** begin Supplied information **

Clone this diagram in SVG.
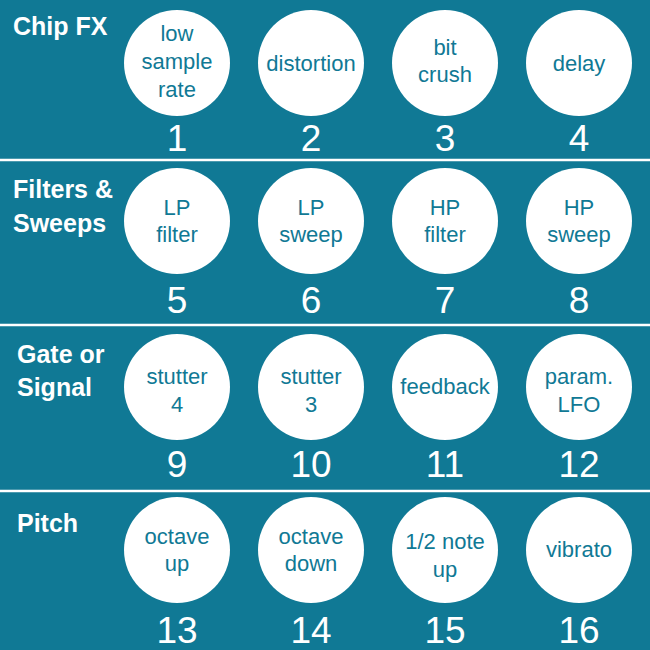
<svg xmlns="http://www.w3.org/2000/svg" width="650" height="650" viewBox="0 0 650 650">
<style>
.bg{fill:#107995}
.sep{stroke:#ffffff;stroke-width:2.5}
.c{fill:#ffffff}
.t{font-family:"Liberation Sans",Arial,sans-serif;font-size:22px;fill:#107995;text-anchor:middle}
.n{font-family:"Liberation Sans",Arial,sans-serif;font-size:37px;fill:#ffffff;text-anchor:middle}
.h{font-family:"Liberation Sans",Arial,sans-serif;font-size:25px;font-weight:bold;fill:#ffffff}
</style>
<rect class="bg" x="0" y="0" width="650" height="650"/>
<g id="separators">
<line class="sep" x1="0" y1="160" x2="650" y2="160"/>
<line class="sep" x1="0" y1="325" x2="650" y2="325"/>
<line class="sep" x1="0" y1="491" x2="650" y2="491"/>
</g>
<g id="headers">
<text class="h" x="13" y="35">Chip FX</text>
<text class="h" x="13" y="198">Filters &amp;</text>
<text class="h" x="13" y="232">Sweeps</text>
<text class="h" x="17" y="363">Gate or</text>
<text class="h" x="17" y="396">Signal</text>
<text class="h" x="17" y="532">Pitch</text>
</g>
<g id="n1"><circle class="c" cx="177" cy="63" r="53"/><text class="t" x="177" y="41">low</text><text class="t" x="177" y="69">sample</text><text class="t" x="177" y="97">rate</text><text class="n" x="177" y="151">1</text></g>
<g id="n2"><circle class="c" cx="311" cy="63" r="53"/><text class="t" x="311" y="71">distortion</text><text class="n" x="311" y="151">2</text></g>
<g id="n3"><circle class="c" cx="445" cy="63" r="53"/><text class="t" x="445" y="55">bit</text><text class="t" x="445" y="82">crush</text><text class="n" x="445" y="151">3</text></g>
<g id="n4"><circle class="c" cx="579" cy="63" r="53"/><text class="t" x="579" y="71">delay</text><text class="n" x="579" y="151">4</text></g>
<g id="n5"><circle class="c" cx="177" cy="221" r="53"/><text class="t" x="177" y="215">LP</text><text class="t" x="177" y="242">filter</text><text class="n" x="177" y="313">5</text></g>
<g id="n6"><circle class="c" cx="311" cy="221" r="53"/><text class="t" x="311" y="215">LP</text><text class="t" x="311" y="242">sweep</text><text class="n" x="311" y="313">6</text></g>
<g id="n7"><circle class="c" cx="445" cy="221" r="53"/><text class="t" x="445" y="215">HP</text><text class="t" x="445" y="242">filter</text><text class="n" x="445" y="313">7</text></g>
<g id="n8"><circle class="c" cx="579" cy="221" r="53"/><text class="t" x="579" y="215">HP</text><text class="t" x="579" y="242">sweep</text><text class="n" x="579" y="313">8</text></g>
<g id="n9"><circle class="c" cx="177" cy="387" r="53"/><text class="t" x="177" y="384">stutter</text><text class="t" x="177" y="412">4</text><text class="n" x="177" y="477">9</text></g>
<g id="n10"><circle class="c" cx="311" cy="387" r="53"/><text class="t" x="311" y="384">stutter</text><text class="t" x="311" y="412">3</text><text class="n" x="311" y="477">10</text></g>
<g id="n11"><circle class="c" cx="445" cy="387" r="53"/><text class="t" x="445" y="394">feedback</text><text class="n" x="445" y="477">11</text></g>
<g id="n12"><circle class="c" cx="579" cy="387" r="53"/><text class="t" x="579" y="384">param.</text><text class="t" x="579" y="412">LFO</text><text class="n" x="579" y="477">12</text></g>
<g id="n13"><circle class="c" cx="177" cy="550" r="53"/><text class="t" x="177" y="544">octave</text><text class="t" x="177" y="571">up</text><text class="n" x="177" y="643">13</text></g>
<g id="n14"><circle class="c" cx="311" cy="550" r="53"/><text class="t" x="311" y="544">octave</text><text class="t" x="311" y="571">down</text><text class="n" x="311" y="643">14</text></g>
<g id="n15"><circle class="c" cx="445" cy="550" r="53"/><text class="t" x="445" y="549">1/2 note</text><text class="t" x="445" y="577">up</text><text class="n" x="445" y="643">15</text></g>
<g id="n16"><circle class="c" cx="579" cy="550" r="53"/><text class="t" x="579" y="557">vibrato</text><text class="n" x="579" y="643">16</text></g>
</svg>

** end Supplied information **
** begin Supplied information **

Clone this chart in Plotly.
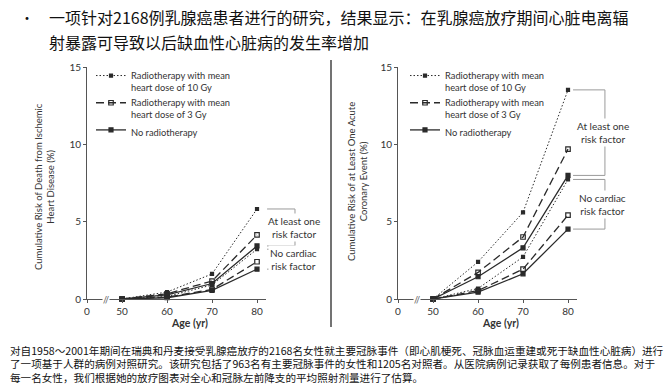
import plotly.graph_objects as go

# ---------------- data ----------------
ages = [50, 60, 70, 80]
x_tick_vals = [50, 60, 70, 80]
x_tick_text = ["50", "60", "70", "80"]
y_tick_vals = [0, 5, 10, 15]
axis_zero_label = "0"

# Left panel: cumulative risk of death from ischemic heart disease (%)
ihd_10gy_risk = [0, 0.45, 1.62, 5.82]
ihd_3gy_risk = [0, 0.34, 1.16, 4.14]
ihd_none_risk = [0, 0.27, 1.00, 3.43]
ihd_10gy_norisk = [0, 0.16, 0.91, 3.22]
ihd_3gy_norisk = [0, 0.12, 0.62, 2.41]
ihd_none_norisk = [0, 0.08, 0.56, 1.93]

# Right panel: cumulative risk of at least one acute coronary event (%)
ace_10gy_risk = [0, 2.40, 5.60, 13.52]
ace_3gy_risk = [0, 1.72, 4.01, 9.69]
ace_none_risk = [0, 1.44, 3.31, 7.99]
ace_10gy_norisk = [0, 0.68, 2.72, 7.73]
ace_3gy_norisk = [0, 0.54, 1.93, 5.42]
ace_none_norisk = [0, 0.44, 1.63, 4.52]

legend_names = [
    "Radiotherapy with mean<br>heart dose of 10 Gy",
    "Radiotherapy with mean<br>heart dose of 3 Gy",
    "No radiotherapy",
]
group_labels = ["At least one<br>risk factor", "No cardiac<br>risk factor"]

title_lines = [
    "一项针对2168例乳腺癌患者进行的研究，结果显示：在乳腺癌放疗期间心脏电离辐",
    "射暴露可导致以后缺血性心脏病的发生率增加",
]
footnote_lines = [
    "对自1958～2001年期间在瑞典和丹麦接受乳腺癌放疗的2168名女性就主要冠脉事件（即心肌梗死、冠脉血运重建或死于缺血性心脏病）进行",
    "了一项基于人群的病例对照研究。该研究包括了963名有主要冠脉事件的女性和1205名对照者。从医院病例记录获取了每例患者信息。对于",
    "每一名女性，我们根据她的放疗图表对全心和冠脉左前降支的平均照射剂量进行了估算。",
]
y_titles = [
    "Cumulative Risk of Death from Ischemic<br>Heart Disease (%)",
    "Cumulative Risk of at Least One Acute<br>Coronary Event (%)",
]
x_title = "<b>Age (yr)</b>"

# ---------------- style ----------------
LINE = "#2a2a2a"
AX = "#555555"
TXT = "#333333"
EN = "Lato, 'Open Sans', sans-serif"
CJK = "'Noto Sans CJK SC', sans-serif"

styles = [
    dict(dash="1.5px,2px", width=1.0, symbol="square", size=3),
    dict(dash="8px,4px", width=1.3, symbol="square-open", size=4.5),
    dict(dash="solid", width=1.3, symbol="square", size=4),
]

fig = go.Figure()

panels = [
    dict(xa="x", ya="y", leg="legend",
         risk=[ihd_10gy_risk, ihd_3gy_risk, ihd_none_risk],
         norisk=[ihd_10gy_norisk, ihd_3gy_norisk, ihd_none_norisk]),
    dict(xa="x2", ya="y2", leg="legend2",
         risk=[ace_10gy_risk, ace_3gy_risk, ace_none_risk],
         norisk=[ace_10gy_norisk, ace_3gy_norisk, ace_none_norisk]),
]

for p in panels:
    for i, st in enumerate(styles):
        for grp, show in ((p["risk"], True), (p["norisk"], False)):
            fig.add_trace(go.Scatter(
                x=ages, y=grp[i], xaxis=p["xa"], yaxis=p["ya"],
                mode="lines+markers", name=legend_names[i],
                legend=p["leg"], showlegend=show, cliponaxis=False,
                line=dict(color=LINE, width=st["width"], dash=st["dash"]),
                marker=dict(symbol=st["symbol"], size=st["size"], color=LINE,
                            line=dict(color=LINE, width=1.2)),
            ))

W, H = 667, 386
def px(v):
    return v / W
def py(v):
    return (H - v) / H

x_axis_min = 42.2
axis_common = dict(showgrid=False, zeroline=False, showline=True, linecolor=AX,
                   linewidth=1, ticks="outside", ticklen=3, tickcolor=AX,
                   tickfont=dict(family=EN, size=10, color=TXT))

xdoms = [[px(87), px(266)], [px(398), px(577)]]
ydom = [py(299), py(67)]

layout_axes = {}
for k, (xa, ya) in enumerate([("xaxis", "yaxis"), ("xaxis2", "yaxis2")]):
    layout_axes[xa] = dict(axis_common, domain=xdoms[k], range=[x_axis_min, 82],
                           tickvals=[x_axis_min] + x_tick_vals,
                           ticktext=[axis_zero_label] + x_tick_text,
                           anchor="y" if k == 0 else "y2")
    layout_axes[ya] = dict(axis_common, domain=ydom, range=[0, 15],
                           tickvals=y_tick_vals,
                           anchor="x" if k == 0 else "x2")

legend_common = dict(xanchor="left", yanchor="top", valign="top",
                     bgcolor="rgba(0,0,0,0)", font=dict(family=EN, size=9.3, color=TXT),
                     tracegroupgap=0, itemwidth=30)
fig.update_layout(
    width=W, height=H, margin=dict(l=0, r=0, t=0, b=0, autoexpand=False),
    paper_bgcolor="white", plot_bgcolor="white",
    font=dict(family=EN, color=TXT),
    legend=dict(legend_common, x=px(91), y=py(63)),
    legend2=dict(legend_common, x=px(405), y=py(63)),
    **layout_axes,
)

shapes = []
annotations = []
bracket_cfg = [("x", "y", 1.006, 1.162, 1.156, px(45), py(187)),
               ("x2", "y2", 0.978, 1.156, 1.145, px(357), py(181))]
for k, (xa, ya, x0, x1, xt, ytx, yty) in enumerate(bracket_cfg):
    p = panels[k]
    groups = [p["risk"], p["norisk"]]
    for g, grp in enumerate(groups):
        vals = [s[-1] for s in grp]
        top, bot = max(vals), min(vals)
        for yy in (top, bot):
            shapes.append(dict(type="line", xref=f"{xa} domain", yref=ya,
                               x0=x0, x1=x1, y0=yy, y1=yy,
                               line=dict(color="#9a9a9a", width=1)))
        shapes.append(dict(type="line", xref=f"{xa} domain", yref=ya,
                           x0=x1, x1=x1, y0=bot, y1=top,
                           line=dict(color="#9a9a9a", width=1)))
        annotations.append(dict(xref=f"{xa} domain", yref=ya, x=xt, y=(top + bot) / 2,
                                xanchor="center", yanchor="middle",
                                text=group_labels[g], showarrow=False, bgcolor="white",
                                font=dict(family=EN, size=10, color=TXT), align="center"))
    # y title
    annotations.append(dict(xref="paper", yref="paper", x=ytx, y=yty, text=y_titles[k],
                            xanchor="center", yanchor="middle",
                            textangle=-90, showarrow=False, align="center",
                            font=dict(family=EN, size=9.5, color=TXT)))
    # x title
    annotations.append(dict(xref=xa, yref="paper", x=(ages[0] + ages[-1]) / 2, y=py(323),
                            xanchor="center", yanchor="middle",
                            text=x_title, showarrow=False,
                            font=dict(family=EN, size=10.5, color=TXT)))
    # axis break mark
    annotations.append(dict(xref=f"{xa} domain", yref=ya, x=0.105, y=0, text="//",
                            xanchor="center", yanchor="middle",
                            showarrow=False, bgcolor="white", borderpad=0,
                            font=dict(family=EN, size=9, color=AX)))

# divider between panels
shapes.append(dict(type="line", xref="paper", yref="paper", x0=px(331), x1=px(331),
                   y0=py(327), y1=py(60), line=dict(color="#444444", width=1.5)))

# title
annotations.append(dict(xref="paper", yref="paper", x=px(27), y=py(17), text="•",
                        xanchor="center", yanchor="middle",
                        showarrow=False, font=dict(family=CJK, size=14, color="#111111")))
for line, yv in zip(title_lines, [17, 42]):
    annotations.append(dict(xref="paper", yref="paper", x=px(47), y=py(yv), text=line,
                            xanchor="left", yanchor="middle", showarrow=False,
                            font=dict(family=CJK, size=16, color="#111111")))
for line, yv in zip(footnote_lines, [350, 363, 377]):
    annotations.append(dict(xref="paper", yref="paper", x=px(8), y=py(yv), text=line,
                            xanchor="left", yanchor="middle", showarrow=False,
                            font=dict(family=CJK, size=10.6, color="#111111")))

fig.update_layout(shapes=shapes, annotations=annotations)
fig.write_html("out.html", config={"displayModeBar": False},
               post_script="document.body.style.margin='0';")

** end Supplied information **

Copy all lines from the material that hold "this".

Response to the exercise
Clone this diagram in SVG.
Clone this chart in Plotly.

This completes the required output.